§ **What you will do**:
Extract every line of the material that holds the string "React".

===== Provided material =====

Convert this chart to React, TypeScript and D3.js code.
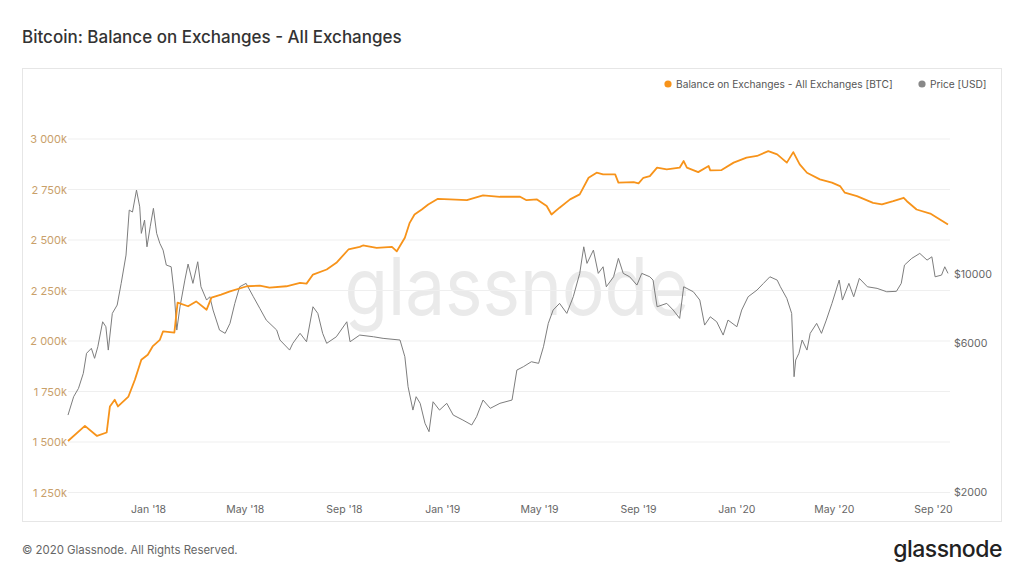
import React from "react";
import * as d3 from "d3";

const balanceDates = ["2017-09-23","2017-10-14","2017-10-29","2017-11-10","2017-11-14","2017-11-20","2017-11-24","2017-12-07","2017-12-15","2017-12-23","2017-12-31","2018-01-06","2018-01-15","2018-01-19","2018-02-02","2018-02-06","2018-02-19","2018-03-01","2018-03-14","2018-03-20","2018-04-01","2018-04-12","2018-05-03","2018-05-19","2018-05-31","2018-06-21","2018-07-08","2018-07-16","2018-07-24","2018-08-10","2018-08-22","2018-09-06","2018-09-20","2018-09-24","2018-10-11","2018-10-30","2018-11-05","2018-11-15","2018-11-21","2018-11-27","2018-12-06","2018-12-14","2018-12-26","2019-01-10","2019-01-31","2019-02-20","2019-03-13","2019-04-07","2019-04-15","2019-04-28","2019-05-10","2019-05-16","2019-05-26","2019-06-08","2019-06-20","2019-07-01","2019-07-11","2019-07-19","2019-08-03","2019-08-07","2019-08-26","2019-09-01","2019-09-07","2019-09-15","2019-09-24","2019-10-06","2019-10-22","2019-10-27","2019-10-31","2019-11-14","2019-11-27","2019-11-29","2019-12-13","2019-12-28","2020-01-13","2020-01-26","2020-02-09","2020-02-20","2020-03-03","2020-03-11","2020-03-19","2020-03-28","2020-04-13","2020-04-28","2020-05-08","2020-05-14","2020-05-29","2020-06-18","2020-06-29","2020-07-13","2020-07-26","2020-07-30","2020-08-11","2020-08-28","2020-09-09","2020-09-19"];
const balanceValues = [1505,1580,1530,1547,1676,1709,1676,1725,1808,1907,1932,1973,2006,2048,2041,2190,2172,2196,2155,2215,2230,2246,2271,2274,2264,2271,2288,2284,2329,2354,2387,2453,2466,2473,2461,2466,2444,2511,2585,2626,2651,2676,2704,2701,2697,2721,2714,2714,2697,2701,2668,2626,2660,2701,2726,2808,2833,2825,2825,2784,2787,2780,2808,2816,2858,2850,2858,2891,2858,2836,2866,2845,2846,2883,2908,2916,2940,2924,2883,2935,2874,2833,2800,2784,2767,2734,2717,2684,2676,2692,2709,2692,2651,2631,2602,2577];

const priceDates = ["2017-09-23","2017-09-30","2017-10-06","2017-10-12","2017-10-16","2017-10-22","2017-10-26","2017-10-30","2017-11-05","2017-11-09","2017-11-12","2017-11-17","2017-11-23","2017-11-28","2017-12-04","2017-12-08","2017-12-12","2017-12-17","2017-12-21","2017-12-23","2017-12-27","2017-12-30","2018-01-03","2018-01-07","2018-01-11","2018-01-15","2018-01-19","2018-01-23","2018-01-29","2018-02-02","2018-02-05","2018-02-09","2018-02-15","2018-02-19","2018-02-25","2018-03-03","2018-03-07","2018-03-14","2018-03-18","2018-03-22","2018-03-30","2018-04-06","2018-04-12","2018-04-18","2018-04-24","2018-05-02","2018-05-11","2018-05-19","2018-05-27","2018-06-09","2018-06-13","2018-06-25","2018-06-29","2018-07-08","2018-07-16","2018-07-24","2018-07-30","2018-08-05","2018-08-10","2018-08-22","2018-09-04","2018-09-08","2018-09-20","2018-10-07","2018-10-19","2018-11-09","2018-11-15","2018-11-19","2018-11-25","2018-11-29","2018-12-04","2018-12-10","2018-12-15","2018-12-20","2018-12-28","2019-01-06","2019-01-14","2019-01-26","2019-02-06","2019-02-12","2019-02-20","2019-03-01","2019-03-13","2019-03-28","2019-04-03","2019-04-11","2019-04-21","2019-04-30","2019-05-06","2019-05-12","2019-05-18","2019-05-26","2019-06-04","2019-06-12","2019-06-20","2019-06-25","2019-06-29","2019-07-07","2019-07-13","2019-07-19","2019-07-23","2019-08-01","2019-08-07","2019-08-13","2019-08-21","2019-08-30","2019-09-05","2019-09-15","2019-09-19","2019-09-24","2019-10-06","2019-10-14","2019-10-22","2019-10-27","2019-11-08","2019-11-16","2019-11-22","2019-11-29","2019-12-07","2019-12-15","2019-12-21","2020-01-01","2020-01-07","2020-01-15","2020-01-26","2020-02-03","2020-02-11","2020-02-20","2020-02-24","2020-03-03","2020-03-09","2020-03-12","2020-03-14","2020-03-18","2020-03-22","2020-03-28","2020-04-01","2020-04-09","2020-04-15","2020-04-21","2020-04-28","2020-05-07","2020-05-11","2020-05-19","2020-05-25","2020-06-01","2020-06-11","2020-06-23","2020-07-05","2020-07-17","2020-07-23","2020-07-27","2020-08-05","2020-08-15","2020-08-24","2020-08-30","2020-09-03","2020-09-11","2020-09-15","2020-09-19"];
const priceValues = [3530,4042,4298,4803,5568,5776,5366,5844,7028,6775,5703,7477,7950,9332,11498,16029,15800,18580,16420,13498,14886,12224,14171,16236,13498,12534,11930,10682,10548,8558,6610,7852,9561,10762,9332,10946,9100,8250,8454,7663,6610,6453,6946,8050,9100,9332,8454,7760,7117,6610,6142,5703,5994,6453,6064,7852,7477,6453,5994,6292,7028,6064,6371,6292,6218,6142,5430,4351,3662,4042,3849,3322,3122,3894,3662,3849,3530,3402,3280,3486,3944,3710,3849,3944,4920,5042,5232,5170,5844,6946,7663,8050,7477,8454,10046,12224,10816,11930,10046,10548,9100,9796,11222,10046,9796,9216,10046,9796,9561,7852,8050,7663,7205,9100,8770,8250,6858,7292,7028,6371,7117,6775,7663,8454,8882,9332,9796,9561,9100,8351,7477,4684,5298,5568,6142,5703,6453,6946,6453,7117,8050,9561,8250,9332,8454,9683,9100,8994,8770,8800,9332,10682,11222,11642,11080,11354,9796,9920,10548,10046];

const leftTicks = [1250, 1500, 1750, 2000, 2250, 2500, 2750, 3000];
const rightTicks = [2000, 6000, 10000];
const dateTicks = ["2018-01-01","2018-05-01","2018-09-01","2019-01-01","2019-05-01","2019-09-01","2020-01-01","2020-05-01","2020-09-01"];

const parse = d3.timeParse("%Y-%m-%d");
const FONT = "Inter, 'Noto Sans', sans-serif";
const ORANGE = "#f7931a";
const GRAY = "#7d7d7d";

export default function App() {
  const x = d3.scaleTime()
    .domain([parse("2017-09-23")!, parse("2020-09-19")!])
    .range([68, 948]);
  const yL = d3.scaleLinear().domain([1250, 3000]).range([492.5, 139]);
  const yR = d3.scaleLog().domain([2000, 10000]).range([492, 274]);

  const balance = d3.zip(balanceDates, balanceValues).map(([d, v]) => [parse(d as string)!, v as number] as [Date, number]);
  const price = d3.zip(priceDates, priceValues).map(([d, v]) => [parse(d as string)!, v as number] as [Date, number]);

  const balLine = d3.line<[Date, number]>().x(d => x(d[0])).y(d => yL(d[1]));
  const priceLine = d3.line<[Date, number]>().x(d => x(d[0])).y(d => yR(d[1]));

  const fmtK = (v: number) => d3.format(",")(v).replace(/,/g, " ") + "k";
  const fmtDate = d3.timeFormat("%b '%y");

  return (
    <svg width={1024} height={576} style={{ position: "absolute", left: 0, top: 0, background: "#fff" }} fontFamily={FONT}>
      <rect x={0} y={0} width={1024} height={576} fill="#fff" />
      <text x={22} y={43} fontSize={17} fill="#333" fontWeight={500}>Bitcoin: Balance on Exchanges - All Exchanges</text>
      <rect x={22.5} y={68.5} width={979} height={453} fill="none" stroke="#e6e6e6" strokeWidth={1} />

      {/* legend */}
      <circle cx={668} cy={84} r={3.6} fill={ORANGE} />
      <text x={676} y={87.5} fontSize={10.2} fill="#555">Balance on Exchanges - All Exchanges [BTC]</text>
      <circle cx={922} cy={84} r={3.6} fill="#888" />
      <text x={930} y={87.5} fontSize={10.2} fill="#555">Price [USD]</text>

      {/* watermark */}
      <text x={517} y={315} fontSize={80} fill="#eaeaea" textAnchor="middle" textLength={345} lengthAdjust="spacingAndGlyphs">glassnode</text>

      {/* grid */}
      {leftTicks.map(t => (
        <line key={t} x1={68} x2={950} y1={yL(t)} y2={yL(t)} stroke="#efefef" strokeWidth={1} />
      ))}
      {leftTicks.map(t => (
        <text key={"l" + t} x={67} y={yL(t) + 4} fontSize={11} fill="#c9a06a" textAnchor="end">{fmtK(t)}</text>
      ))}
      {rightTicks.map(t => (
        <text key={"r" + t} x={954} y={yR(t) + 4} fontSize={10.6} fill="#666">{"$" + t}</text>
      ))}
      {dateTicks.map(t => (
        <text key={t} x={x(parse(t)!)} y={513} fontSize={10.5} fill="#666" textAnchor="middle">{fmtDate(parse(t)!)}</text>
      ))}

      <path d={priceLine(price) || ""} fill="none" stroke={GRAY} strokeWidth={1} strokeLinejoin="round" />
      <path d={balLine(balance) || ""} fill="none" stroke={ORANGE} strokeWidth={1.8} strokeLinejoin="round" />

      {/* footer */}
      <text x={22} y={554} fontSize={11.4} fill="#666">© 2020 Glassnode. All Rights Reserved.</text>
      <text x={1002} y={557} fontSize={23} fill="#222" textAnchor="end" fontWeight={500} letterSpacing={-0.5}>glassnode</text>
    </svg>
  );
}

=====

§ **Answer to this exercise**:
Convert this chart to React, TypeScript and D3.js code.
import React from "react";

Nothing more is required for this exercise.